JTS911 10-10-2011 03:44 AM

weird behavior of log file
 
Hi All

This is my first post ;-)

I have a VERY weird log file behavior.

1) When I cat the file I can see all info inside. (to current time)
2) When I tail the file (tail -f ) I don't see the end of the file. Last info inside the file is a few days/hour old.
3) But if I do a ls -l it has the current date/time (file is being updated)
4) When I VI the file I cant go to the end of the file and get this message just as I open the file "file.log [noeol] 2444996L, 190001152C "


I have restarted the process and it fixes it for a while, but hen start acting like this again.
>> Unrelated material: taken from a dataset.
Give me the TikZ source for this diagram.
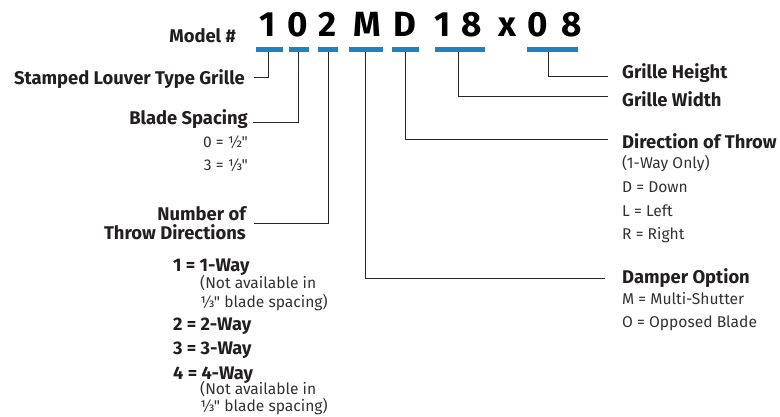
\documentclass[tikz,border=0pt]{standalone}
\usepackage{fontspec}
\setmainfont{Fira Sans}[Ligatures=TeXOff]
\usepackage{xcolor}
\usepackage{tikz}
\definecolor{codeblue}{RGB}{30,130,192}
\definecolor{inkgray}{RGB}{35,31,32}
\definecolor{notegray}{RGB}{50,50,50}
\tikzset{
  codechar/.style={font=\fontsize{35}{35}\selectfont\bfseries,text=black,
    anchor=base,inner sep=0pt},
  codebar/.style={fill=codeblue,inner sep=0pt,minimum height=5pt},
  leader/.style={draw=black!85,line width=0.9pt},
  headlbl/.style={font=\fontsize{18.4}{19}\selectfont\bfseries,text=inkgray,inner sep=0pt},
  notelbl/.style={font=\fontsize{15.6}{17}\selectfont,text=notegray,inner sep=0pt},
  waylbl/.style={font=\fontsize{18.2}{19}\selectfont\bfseries,text=inkgray,
    inner sep=0pt,anchor=base west}
}

\begin{document}
\begin{tikzpicture}[x=1pt,y=-1pt]
  \useasboundingbox (0,0) rectangle (780,416);

  % model code
  \node[headlbl,anchor=base east] (model) at (236,42) {Model \#};
  \node[codechar] (c1) at (268,36.5) {1};
  \node[codechar] (c2) at (298,36.5) {0};
  \node[codechar] (c3) at (328,36.5) {2};
  \node[codechar] (c4) at (367,36.5) {M};
  \node[codechar] (c5) at (405,36.5) {D};
  \node[codechar] (c6) at (443,36.5) {1};
  \node[codechar] (c7) at (472,36.5) {8};
  \node[codechar] (c8) at (507,36.5) {x};
  \node[codechar] (c9) at (538,36.5) {0};
  \node[codechar] (c10) at (572,36.5) {8};

  \node[codebar,minimum width=27pt] (b1) at (269.5,49.5) {};
  \node[codebar,minimum width=20pt] (b2) at (299,49.5) {};
  \node[codebar,minimum width=20pt] (b3) at (328,49.5) {};
  \node[codebar,minimum width=34pt] (b4) at (366,49.5) {};
  \node[codebar,minimum width=27pt] (b5) at (405.5,49.5) {};
  \node[codebar,minimum width=50pt] (b6) at (460,49.5) {};
  \node[codebar,minimum width=51pt] (b7) at (552.5,49.5) {};

  % left side
  \node[headlbl,anchor=base east] (louver) at (245,84) {Stamped Louver Type Grille};
  \node[headlbl,anchor=base east] (blade) at (248,124) {Blade Spacing};
  \node[notelbl,anchor=base east] (bladeA) at (248,147) {0 = ½"};
  \node[notelbl,anchor=base east] (bladeB) at (248,170) {3 = ⅓"};
  \node[headlbl,anchor=east,align=right] (throwdir) at (246,223.5) {Number of\\Throw Directions};

  \node[waylbl] (way1) at (173,271) {1 = 1-Way};
  \node[notelbl,anchor=base west] (way1a) at (200,288) {(Not available in};
  \node[notelbl,anchor=base west] (way1b) at (200,307) {⅓" blade spacing)};
  \node[waylbl] (way2) at (173,330) {2 = 2-Way};
  \node[waylbl] (way3) at (173,354) {3 = 3-Way};
  \node[waylbl] (way4) at (173,379) {4 = 4-Way};
  \node[notelbl,anchor=base west] (way4a) at (200,394) {(Not available in};
  \node[notelbl,anchor=base west] (way4b) at (200,411) {⅓" blade spacing)};

  % right side
  \node[headlbl,anchor=base west] (height) at (622,78) {Grille Height};
  \node[headlbl,anchor=base west] (width) at (622,106) {Grille Width};
  \node[headlbl,anchor=base west] (dir) at (622,148) {Direction of Throw};
  \node[notelbl,anchor=base west] (dirA) at (622,168) {(1-Way Only)};
  \node[notelbl,anchor=base west] (dirB) at (622,192) {D = Down};
  \node[notelbl,anchor=base west] (dirC) at (622,216) {L = Left};
  \node[notelbl,anchor=base west] (dirD) at (622,239) {R = Right};
  \node[headlbl,anchor=base west] (damper) at (622,283) {Damper Option};
  \node[notelbl,anchor=base west] (damperA) at (622,304) {M = Multi-Shutter};
  \node[notelbl,anchor=base west] (damperB) at (622,327) {O = Opposed Blade};

  % leaders
  \draw[leader] ([xshift=-1.5pt]b1.south) |- ([xshift=9pt,yshift=1pt]louver.east);
  \draw[leader] ([xshift=-1pt]b2.south) |- ([xshift=5pt,yshift=-4pt]blade.east);
  \draw[leader] (b3.south) |- ([xshift=8pt]throwdir.east);
  \draw[leader] ([xshift=-1pt]b4.south) |- ([xshift=-17pt,yshift=-1pt]damper.west);
  \draw[leader] (b5.south) |- ([xshift=-14pt,yshift=1pt]dir.west);
  \draw[leader] ([xshift=-2pt]b6.south) |- ([xshift=-14pt,yshift=2pt]width.west);
  \draw[leader] ([xshift=-4.5pt]b7.south) |- ([xshift=-14pt,yshift=-4pt]height.west);
\end{tikzpicture}
\end{document}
I cant restart the linux server as its in production (probably only in 2 weeks )

Any idea what it could be ? All other log files seems ok

Thanks
C

macemoneta 10-10-2011 03:58 AM

Has the log file been rotated? If so, the 'tail -f' may be following the old file. In that case, use 'tail -F' (capital 'F') or '--follow=name' to track the file by name not descripter.

JTS911 10-10-2011 05:39 AM

hi macemoneta

No it did not rotate, but thanks for the -F switch :-)


Seems I wil just have to wait and do a reboot

chrism01 10-10-2011 03:30 PM

Looks like buffering; all programs do this to some extent, and if the log file isn't being written to often, it (tail -f) can appear to be 'behind the curve'
Similarly, if the file is open and being written to, then it may well have 'noeol' = no end-of-line char.
Nothing to worry about.
According to the output, that's 2.4 million lines

JTS911 10-11-2011 01:47 AM

Hi thanks for the reply's I found the problem, it was a mount point that was 100% full although a different process that was started up as root user could still write to same mount point. That lead me to believe it was an process/application issue.

chrism01 10-11-2011 09:22 PM

By default the ext3, ext4 Linux fs reserves 5% for use by root on each disk to help fix issues like this and to reduce fragmentation.